Three dimensional cryo-electron microscopy (3D cryo-EM, for short) is the problem of determining the three dimensional structure of a large molecule from the set of images, taken by an electron microscope, of randomly oriented and positioned identical molecular particles which are frozen in a thin layer of ice. A solution to this problem is of particular interest, since it promises to be an entirely general technique which does not require crystallization or other special preparation stages. Present approaches to the problem fail with particles that are too small, cryo-EM images that are too noisy or at resolutions where the signal-to-noise ratio becomes too small.
The focus of my talk is the intrinsic reconstitution algorithm, due to Singer and Shkolnisky, which constitutes a basic step for the solution of the 3D cryo-EM problem and whose main appealing property is its remarkable numerical stability to noise.
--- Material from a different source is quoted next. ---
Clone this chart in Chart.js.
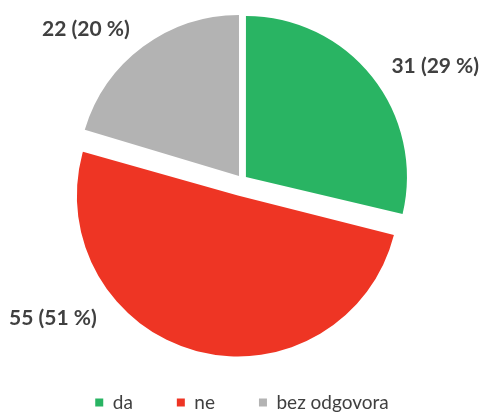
<!DOCTYPE html>
<html>
<head>
<meta charset="utf-8">
<script src="https://cdn.jsdelivr.net/npm/chart.js@4/dist/chart.umd.min.js"></script>
<style>
  html, body { margin: 0; padding: 0; background: #fff; }
  #wrap { width: 480px; height: 413px; }
</style>
</head>
<body>
<div id="wrap"><canvas id="myChart"></canvas></div>
<script>
const labels = ["da", "ne", "bez odgovora"];
const counts = [31, 55, 22];
const colors = ["#29b463", "#ee3524", "#b3b3b3"];
// Chart.js v4 moves an arc by offset / 4
const explode = [20, 64, 20];
// extra turn (degrees) and distance for the value labels
const labelShift = [1, 34, 0];
const labelGap = [22, 26, 22];

const total = counts.reduce((a, b) => a + b, 0);

// how much Chart.js grows an exploded arc when drawing it
function radiusGrow(arc) {
  const off = (arc.options.offset || 0) / 4;
  const circ = arc.endAngle - arc.startAngle;
  return off * (1 - Math.sin(Math.min(Math.PI, circ)));
}

// keep every exploded slice at the same visible radius
const evenRadius = {
  id: "evenRadius",
  afterDatasetUpdate(chart, args) {
    args.meta.data.forEach((arc) => {
      arc.outerRadius -= radiusGrow(arc);
    });
  },
};

const pieLabels = {
  id: "pieLabels",
  afterDatasetsDraw(chart) {
    const ctx = chart.ctx;
    const meta = chart.getDatasetMeta(0);
    ctx.save();
    ctx.font = "bold 21px Lato";
    ctx.fillStyle = "#404040";
    ctx.textBaseline = "middle";
    meta.data.forEach((arc, i) => {
      const { x, y, startAngle, endAngle, outerRadius } = arc.getProps(
        ["x", "y", "startAngle", "endAngle", "outerRadius"], true);
      const mid = (startAngle + endAngle) / 2;
      const off = (arc.options.offset || 0) / 4;
      const cx = x + Math.cos(mid) * off;
      const cy = y + Math.sin(mid) * off;
      const a = mid + labelShift[i] * Math.PI / 180;
      const r = outerRadius + radiusGrow(arc) + labelGap[i];
      const lx = cx + Math.cos(a) * r;
      const ly = cy + Math.sin(a) * r;
      ctx.textAlign = Math.cos(a) >= 0 ? "left" : "right";
      const pct = Math.round(counts[i] / total * 100);
      ctx.fillText(counts[i] + " (" + pct + " %)", lx, ly);
    });
    ctx.restore();
  },
};

const ctx = document.getElementById("myChart").getContext("2d");

const myChart = new Chart(ctx, {
  type: "pie",
  data: {
    labels,
    datasets: [
      {
        data: counts,
        backgroundColor: colors,
        borderWidth: 0,
        offset: explode,
        clip: false,
      },
    ],
  },
  options: {
    responsive: true,
    maintainAspectRatio: false,
    animation: false,
    radius: 161,
    layout: { padding: { left: 4, top: 11, bottom: -9, right: 0 } },
    plugins: {
      tooltip: { enabled: false },
      legend: {
        position: "bottom",
        labels: {
          boxWidth: 8,
          boxHeight: 8,
          padding: 44,
          color: "#404040",
          font: { family: "Lato", size: 19 },
        },
      },
    },
  },
  plugins: [evenRadius, pieLabels],
});
</script>
</body>
</html>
My goal is to give an introductory explanation of the mathematical principles underlying this novel algorithmic approach, while hinting about how they apply to other fundamental problems in cryo-EM and beyond. Along the way, I will describe the mathematical model underlying the experimental set-up, specifying the main computational problems/technical difficulties that should be resolved as part of three dimensional structure determination from cryo-EM images.
Finally, to put things in a broader mathematical perspective, I will briefly mention the general picture: explaining how other fundamental algorithmic problems of Cryo-EM (and beyond) can be formulated and effectively solved in similar mathematical framework.
Ronny Hadani is an associate professor in the math department at University of Texas at Austin. Before that he was a L.E Dickson postoctoral fellow at University of Chicago. He did his PhD in pure mathematics at Tel-Aviv University under the supervision of Prof. Joseph Bernstein. He did his Master degree in computer science at the Weizmann Institute of Science. His field of expertise is representation theory and harmonic analysis with applications to signal processing, communication and computational science.